Sometimes, the words can’t wait to fly out of your soul. The soul, yes, that is where they reside- the brain and the heart are too commonplace for something as profound and mysterious.
I must write about this book, though I haven't reached the end yet. I am into the last fifty pages of Main Street, at last on my way to finishing a book that has gathered dust and biscuit-crumbs and slowly started to go dog-eared over the months, despite all my attempts at saving it from ruin. My efforts consisted of everything but actually trying to read it.
And now, as the clouds suddenly open up for five minutes after a morning of indecision, I am glad I decided to finish the book. I started it last December- and at a reasonable length of four hundred pages written in simple, uncontrived language, it wasn’t particularly challenging in terms of length or style. However, there was a sort of claustrophobia about it- a tiresomeness, the identification of Carol’s character with the life that a number of us are trapped in, the ambitions we set out with and are discouraged in pursuit of by baulking influences that don’t even deserve a place in our stories.
When a city-bred girl comes down to a village and tries to metamorphose it with her grand ideas and bring it up to speed with the cities, of course she isn’t looked upon with indulgence. Carol falls in love with and marries a doctor from Gopher Prairie, filled with maidenly hopes and ardour, but as the days wear on, she realises the chasm that lies between his dreams and hers. She is attracted to other men, questions her faithfulness, and almost always finds under their various facades an unappetising monotony, the acceptance of circumstances as they are, the reluctance to step away from all that is comfortable and familiar.

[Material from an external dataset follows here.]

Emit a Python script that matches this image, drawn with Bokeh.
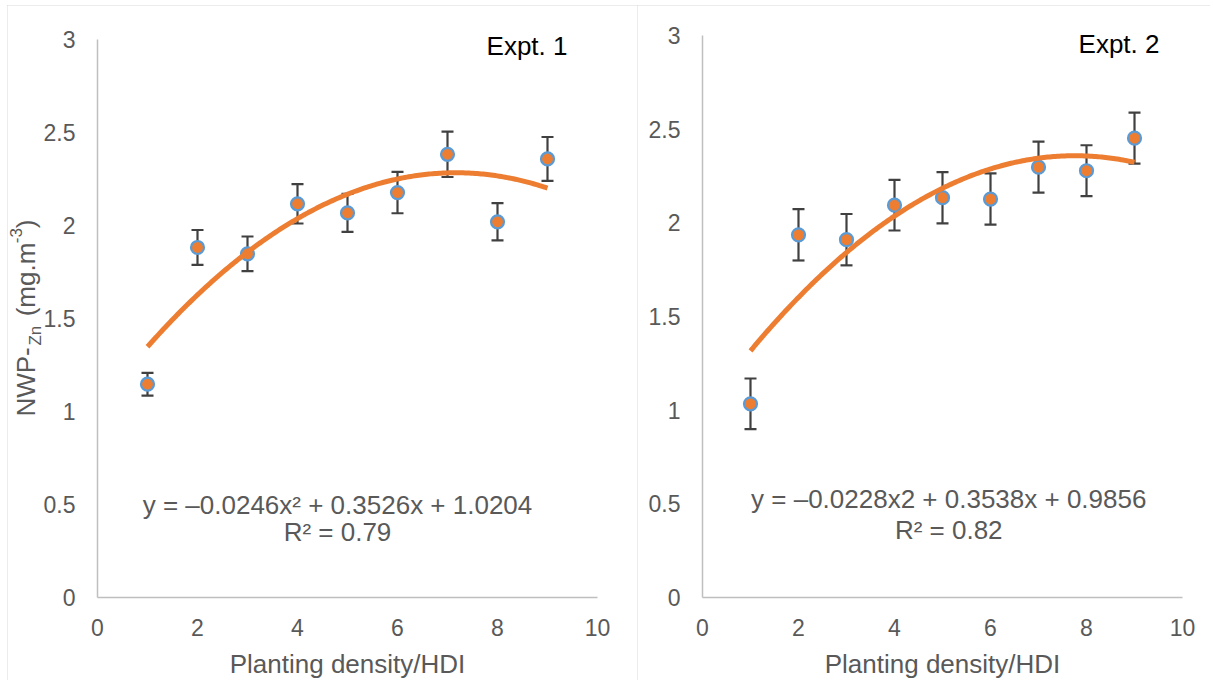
import numpy as np
from bokeh.plotting import figure
from bokeh.layouts import row
from bokeh.models import Label, ColumnDataSource, Range1d, FixedTicker
from bokeh.core.properties import value
from bokeh.embed import file_html
from bokeh.resources import INLINE

# ---- data ----
density = [1, 2, 3, 4, 5, 6, 7, 8, 9]
expt1_nwp = [1.147, 1.882, 1.848, 2.117, 2.068, 2.177, 2.383, 2.020, 2.358]
expt1_err = [0.061, 0.094, 0.093, 0.106, 0.102, 0.111, 0.122, 0.100, 0.118]
expt2_nwp = [1.034, 1.936, 1.910, 2.094, 2.134, 2.127, 2.297, 2.278, 2.452]
expt2_err = [0.135, 0.137, 0.137, 0.135, 0.137, 0.137, 0.136, 0.136, 0.136]
expt1_coef = [-0.0246, 0.3526, 1.0204]
expt2_coef = [-0.0228, 0.3538, 0.9856]
expt1_eq = ["y = \u20130.0246x\u00b2 + 0.3526x + 1.0204", "R\u00b2 = 0.79"]
expt2_eq = ["y = \u20130.0228x2 + 0.3538x + 0.9856", "R\u00b2 = 0.82"]
x_ticks = [0, 2, 4, 6, 8, 10]
y_ticks = [0, 0.5, 1, 1.5, 2, 2.5, 3]
y_label_parts = ["NWP-", "Zn", "(mg.m", "-3", ")"]

FONT = "Liberation Sans"
GRAY = "#595959"
ORANGE = "#ED7D31"
BLUE = "#5B9BD5"
ERR = "#404040"
AXIS = "#bfbfbf"


def make_panel(width, height, xr, yr, nwp, err, coef, eq, title,
               title_x, title_y, eq_x, eq_y1, eq_y2, cap):
    # frame fills the whole canvas; axes are drawn at fixed locations x=0 / y=0
    p = figure(width=width, height=height, output_backend="svg", toolbar_location=None,
               x_range=Range1d(*xr), y_range=Range1d(*yr),
               min_border_left=0, min_border_right=0,
               min_border_top=0, min_border_bottom=0,
               background_fill_color="white", border_fill_color="white")
    p.outline_line_color = None
    p.grid.visible = False
    p.styles = {"outline": "1px solid #d9d9d9", "outline-offset": "-1px"}
    for ax in (p.xaxis, p.yaxis):
        ax.axis_line_color = AXIS
        ax.axis_line_width = 1.5
        ax.major_tick_line_color = None
        ax.minor_tick_line_color = None
        ax.major_label_text_font = FONT
        ax.major_label_text_font_size = "23px"
        ax.major_label_text_color = GRAY
    p.xaxis.ticker = FixedTicker(ticks=x_ticks)
    p.yaxis.ticker = FixedTicker(ticks=y_ticks)
    p.xaxis.bounds = (0, 10)
    p.yaxis.bounds = (0, 3)
    p.yaxis.fixed_location = 0
    p.xaxis.fixed_location = 0
    p.yaxis.major_label_standoff = 16
    p.xaxis.major_label_standoff = 15
    p.xaxis.axis_label = "Planting density/HDI"
    p.xaxis.axis_label_text_font = FONT
    p.xaxis.axis_label_text_font_size = "26px"
    p.xaxis.axis_label_text_font_style = "normal"
    p.xaxis.axis_label_text_color = GRAY
    p.xaxis.axis_label_standoff = 10

    lower = [v - e for v, e in zip(nwp, err)]
    upper = [v + e for v, e in zip(nwp, err)]
    src = ColumnDataSource(dict(x=density, y=nwp, lo=lower, hi=upper))
    p.segment(x0="x", y0="lo", x1="x", y1="hi", source=src, line_color=ERR, line_width=2.2)
    p.segment(x0=[d - cap for d in density], y0=lower, x1=[d + cap for d in density], y1=lower,
              line_color=ERR, line_width=2.2)
    p.segment(x0=[d - cap for d in density], y0=upper, x1=[d + cap for d in density], y1=upper,
              line_color=ERR, line_width=2.2)
    p.scatter(x="x", y="y", source=src, size=13, fill_color=ORANGE, line_color=BLUE, line_width=2.2)

    xs = np.linspace(density[0], density[-1], 200)
    ys = coef[0] * xs ** 2 + coef[1] * xs + coef[2]
    p.line(xs, ys, line_color=ORANGE, line_width=5)

    p.add_layout(Label(x=title_x, y=title_y, text=title, text_font=FONT, text_font_size="26px",
                       text_color="black", text_align="right", text_baseline="middle"))
    p.add_layout(Label(x=eq_x, y=eq_y1, text=eq[0], text_font=FONT, text_font_size="26px",
                       text_color=GRAY, text_align="center", text_baseline="middle"))
    p.add_layout(Label(x=eq_x, y=eq_y2, text=eq[1], text_font=FONT, text_font_size="26px",
                       text_color=GRAY, text_align="center", text_baseline="middle"))
    return p


p1 = make_panel(630, 675, (-1.8, 10.8), (-0.446, 3.183),
                expt1_nwp, expt1_err, expt1_coef, expt1_eq,
                "Expt. 1", 9.4, 2.966, 4.8, 0.500, 0.355, 0.12)
p2 = make_panel(573, 675, (-1.354, 10.583), (-0.443, 3.160),
                expt2_nwp, expt2_err, expt2_coef, expt2_eq,
                "Expt. 2", 9.52, 2.952, 5.13, 0.525, 0.360, 0.125)

# composite rotated y-axis title for the left panel (text glyphs inside the frame)
ang = np.pi / 2
lab_x = [-1.43, -1.25, -1.43, -1.64, -1.43]
lab_y = [0.973, 1.355, 1.512, 1.905, 1.986]
lab_size = ["26px", "17px", "26px", "17px", "26px"]
for xx, yy, tt, ss in zip(lab_x, lab_y, y_label_parts, lab_size):
    p1.text(x=[xx], y=[yy], text=[tt], angle=ang, text_font=value(FONT), text_font_size=ss,
            text_color=GRAY, text_align="left", text_baseline="alphabetic")

layout = row(p1, p2, margin=(5, 0, 0, 7))
open("out.html", "w").write(file_html(layout, INLINE))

She hopes of replacing the grime and the grey sullenness of the town with spanking grandeur- but it never was easy to awaken a sleeping giant.
Carol shuns the interferingly kind matronly crowd and the malicious gossipers- a perpetual layer of dust and antiquity seems to lie over the streets of Gopher Prairie, which makes it only natural that the slightest degree of polish, rebelliousness and sophistication in a newcomer warms her heart towards him/her. The drama clubs and the book societies are deftly taken from her hands and mauled to suit the tastes of the villagers- no breath of modernity or broadmindedness is allowed to reach them. A woman who reads a lot and dares to find love outside her marriage is to be regarded with scorn; it doesn’t matter, though, if a group of married men chooses to pitch camp outside the house of a single young woman at night- she can conveniently be accused of being a flirt and corrupting their minds. A drunken young man cannot misbehave with a woman he has escorted to a dance- it is she who has got drunk and seduced him.
The women are jealous, the men indifferent- an air of languor lies thick about the village, and it isn’t just one example of stubborn inertia. It is supposed to be reflective of the American society in the early decades of the twentieth century, a study of the weaknesses that pervaded the small towns of the country- and the fate that befell the few people who stepped out courageously, brimming with hope, to change the situation.
Sinclair Lewis eventually went on to win the Nobel Prize and this is the work supposed to have gained him recognition- and it isn’t difficult to see why, considering how many of us struggle against the trappings of our own lives- not always with the endings we choose.
2 comments:
This one sounds like Maugham's 'Of Human Bondage'. You *should* read it, it's brilliant!
I've been trying to lay my hands on some Maugham...haven't read any since 'Catalina'. I will, I will :).